Moreover, considering that the VTL deals with objects more complex than a single cell (i.e. the Data Sets), it may happen that only a small part of the input Data Set change (for example, a new reference date is collected while all the previous ones remain unchanged). Even in this case, it is up to the VTL implementation to assess which part of the input dataset is changed and consequently which part of the output dataset needs to be re-calculated. The updates obviously happen, but at the IT implementation level, not at the VTL level.

The advantage of the VTL approach is that the users, in defining the calculation expressions, need just to define the algorithm for producing the result and do not need to take care of all the processes that govern the changes. This also according to the user-orientation, which is a main principle of the VTL.
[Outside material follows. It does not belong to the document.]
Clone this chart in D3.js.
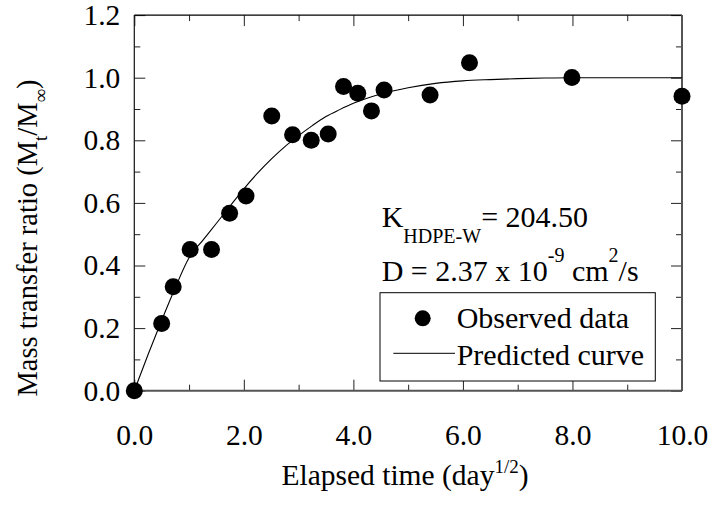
<!DOCTYPE html>
<html>
<head>
<meta charset="utf-8">
<script src="https://cdn.jsdelivr.net/npm/d3@7"></script>
<style>
  html, body { margin: 0; padding: 0; background: #fff; }
  svg { display: block; }
  text { font-family: "Liberation Serif", "Times New Roman", Times, serif; fill: #000; }
</style>
</head>
<body>
<svg id="chart" width="711" height="508"></svg>
<script>
// Observed data (x = elapsed time in day^1/2, y = Mt/M∞)
const obsX = [0.0, 0.50, 0.71, 1.02, 1.41, 1.74, 2.04, 2.51, 2.89, 3.23, 3.54, 3.82, 4.08, 4.33, 4.56, 5.40, 6.12, 7.99, 10.0];
const obsY = [0.0, 0.215, 0.332, 0.451, 0.451, 0.567, 0.622, 0.878, 0.818, 0.800, 0.820, 0.972, 0.950, 0.894, 0.961, 0.945, 1.048, 1.001, 0.941];

// Predicted curve
const curveX = [0, 0.25, 0.5, 0.75, 1.0, 1.25, 1.5, 1.75, 2.0, 2.25, 2.5, 2.75, 3.0, 3.25, 3.5, 3.75, 4.0, 4.5, 5.0, 5.5, 6.0, 6.5, 7.0, 7.5, 8.0, 9.0, 10.0];
const curveY = [0, 0.115, 0.225, 0.33, 0.425, 0.48, 0.535, 0.59, 0.645, 0.695, 0.74, 0.78, 0.815, 0.847, 0.876, 0.898, 0.918, 0.948, 0.968, 0.982, 0.99, 0.994, 0.997, 0.999, 1.0, 1.0, 1.0];

// Tick values
const xMajor = [0, 2, 4, 6, 8, 10];
const xMinor = [1, 3, 5, 7, 9];
const yMajor = [0, 0.2, 0.4, 0.6, 0.8, 1.0, 1.2];
const yMinor = [0.1, 0.3, 0.5, 0.7, 0.9, 1.1];

const legendLabels = ["Observed data", "Predicted curve"];

const svg = d3.select("#chart");
const L = 134.3, R = 682, T = 15.1, B = 390.7;
const x = d3.scaleLinear().domain([0, 10]).range([L, R]);
const y = d3.scaleLinear().domain([0, 1.2]).range([B, T]);

const FS = 29.5;
const FS2 = 30;

function styleAxis(g) {
  g.select(".domain").remove();
  g.selectAll(".tick line").attr("stroke", "#222").attr("stroke-width", 1);
  g.selectAll(".tick text").attr("font-size", FS).attr("font-family", "Liberation Serif").attr("fill", "#000");
}

// bottom
svg.append("g").attr("transform", `translate(0,${B})`)
  .call(d3.axisBottom(x).tickValues(xMajor).tickSize(-11).tickPadding(33).tickFormat(d3.format(".1f")))
  .call(styleAxis);
svg.append("g").attr("transform", `translate(0,${B})`)
  .call(d3.axisBottom(x).tickValues(xMinor).tickSize(-6).tickFormat(""))
  .call(styleAxis);
// top
svg.append("g").attr("transform", `translate(0,${T})`)
  .call(d3.axisTop(x).tickValues(xMajor).tickSize(-11).tickFormat(""))
  .call(styleAxis);
svg.append("g").attr("transform", `translate(0,${T})`)
  .call(d3.axisTop(x).tickValues(xMinor).tickSize(-6).tickFormat(""))
  .call(styleAxis);
// left
svg.append("g").attr("transform", `translate(${L},0)`)
  .call(d3.axisLeft(y).tickValues(yMajor).tickSize(-11).tickPadding(14).tickFormat(d3.format(".1f")))
  .call(styleAxis);
svg.append("g").attr("transform", `translate(${L},0)`)
  .call(d3.axisLeft(y).tickValues(yMinor).tickSize(-6).tickFormat(""))
  .call(styleAxis);
// right
svg.append("g").attr("transform", `translate(${R},0)`)
  .call(d3.axisRight(y).tickValues(yMajor).tickSize(-11).tickFormat(""))
  .call(styleAxis);
svg.append("g").attr("transform", `translate(${R},0)`)
  .call(d3.axisRight(y).tickValues(yMinor).tickSize(-6).tickFormat(""))
  .call(styleAxis);

// Frame
svg.append("line").attr("x1", L).attr("x2", R).attr("y1", T).attr("y2", T).attr("stroke", "#000").attr("stroke-width", 1.2);
svg.append("line").attr("x1", L).attr("x2", L).attr("y1", T).attr("y2", B).attr("stroke", "#111").attr("stroke-width", 1.2);
svg.append("line").attr("x1", R).attr("x2", R).attr("y1", T).attr("y2", B).attr("stroke", "#555").attr("stroke-width", 2);
svg.append("line").attr("x1", L).attr("x2", R).attr("y1", B).attr("y2", B).attr("stroke", "#555").attr("stroke-width", 2);

// Predicted curve
const curveData = curveX.map((v, i) => [v, curveY[i]]);
svg.append("path")
  .datum(curveData)
  .attr("fill", "none")
  .attr("stroke", "#000")
  .attr("stroke-width", 1.1)
  .attr("d", d3.line().x(d => x(d[0])).y(d => y(d[1])).curve(d3.curveMonotoneX));

// Observed points
const obsData = obsX.map((v, i) => [v, obsY[i]]);
svg.append("g").selectAll("circle").data(obsData).join("circle")
  .attr("cx", d => x(d[0])).attr("cy", d => y(d[1])).attr("r", 8.5).attr("fill", "#000");

// Annotations
const k = svg.append("text").attr("x", 381.7).attr("y", 226.7).attr("font-size", FS2);
k.append("tspan").text("K");
k.append("tspan").attr("font-size", 20).attr("dy", 16).text("HDPE-W");
k.append("tspan").attr("dy", -16).text("= 204.50");

const dt = svg.append("text").attr("x", 381.7).attr("y", 280.7).attr("font-size", FS2);
dt.append("tspan").text("D = 2.37 x 10");
dt.append("tspan").attr("font-size", 20).attr("dy", -19).text("-9");
dt.append("tspan").attr("dy", 19).text(" cm");
dt.append("tspan").attr("font-size", 20).attr("dy", -19).text("2");
dt.append("tspan").attr("dy", 19).text("/s");

// Legend
svg.append("rect").attr("x", 380).attr("y", 292.7).attr("width", 275.3).attr("height", 88.3)
  .attr("fill", "#fff").attr("stroke", "#000").attr("stroke-width", 1);
svg.append("circle").attr("cx", 422.7).attr("cy", 318.3).attr("r", 8).attr("fill", "#000");
svg.append("line").attr("x1", 393.3).attr("x2", 455).attr("y1", 353.3).attr("y2", 353.3).attr("stroke", "#000").attr("stroke-width", 1);
svg.append("text").attr("x", 456.7).attr("y", 328).attr("font-size", FS2).text(legendLabels[0]);
svg.append("text").attr("x", 456.7).attr("y", 365).attr("font-size", FS2).text(legendLabels[1]);

// Axis titles
const xt = svg.append("text").attr("x", 405).attr("y", 485).attr("font-size", FS).attr("text-anchor", "middle");
xt.append("tspan").text("Elapsed time (day");
xt.append("tspan").attr("font-size", 19).attr("dy", -12).text("1/2");
xt.append("tspan").attr("dy", 12).text(")");

const yt = svg.append("text").attr("transform", "translate(37,238) rotate(-90)").attr("font-size", 28.5).attr("text-anchor", "middle");
yt.append("tspan").text("Mass transfer ratio (M");
yt.append("tspan").attr("font-size", 19).attr("dy", 10).text("t");
yt.append("tspan").attr("dy", -10).text("/M");
yt.append("tspan").attr("font-size", 19).attr("dy", 10).text("∞");
yt.append("tspan").attr("dy", -10).text(")");
</script>
</body>
</html>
A different approach would have obviously been possible (even if I don't think it would have been convenient at all), but it would have led to a very different kind of language, because the properties to be functional, acyclic and deal with immutable objects are really the foundations for the VTL.

All what is said here can be said also for the issue #335.

What is possible in VTL is only to simulate an update by calculating a new dataset which contains a modified version of the another. This is described in #272.

In conclusion, I propose to close the issues #275 (this one) and the #335 because they are not feasible, and continue the discussion on the Issue #272.

capacma commented 7 years ago

I agree with the comment by @VincDV to close the issues #275 and the #335 and to continue the discussion on #272.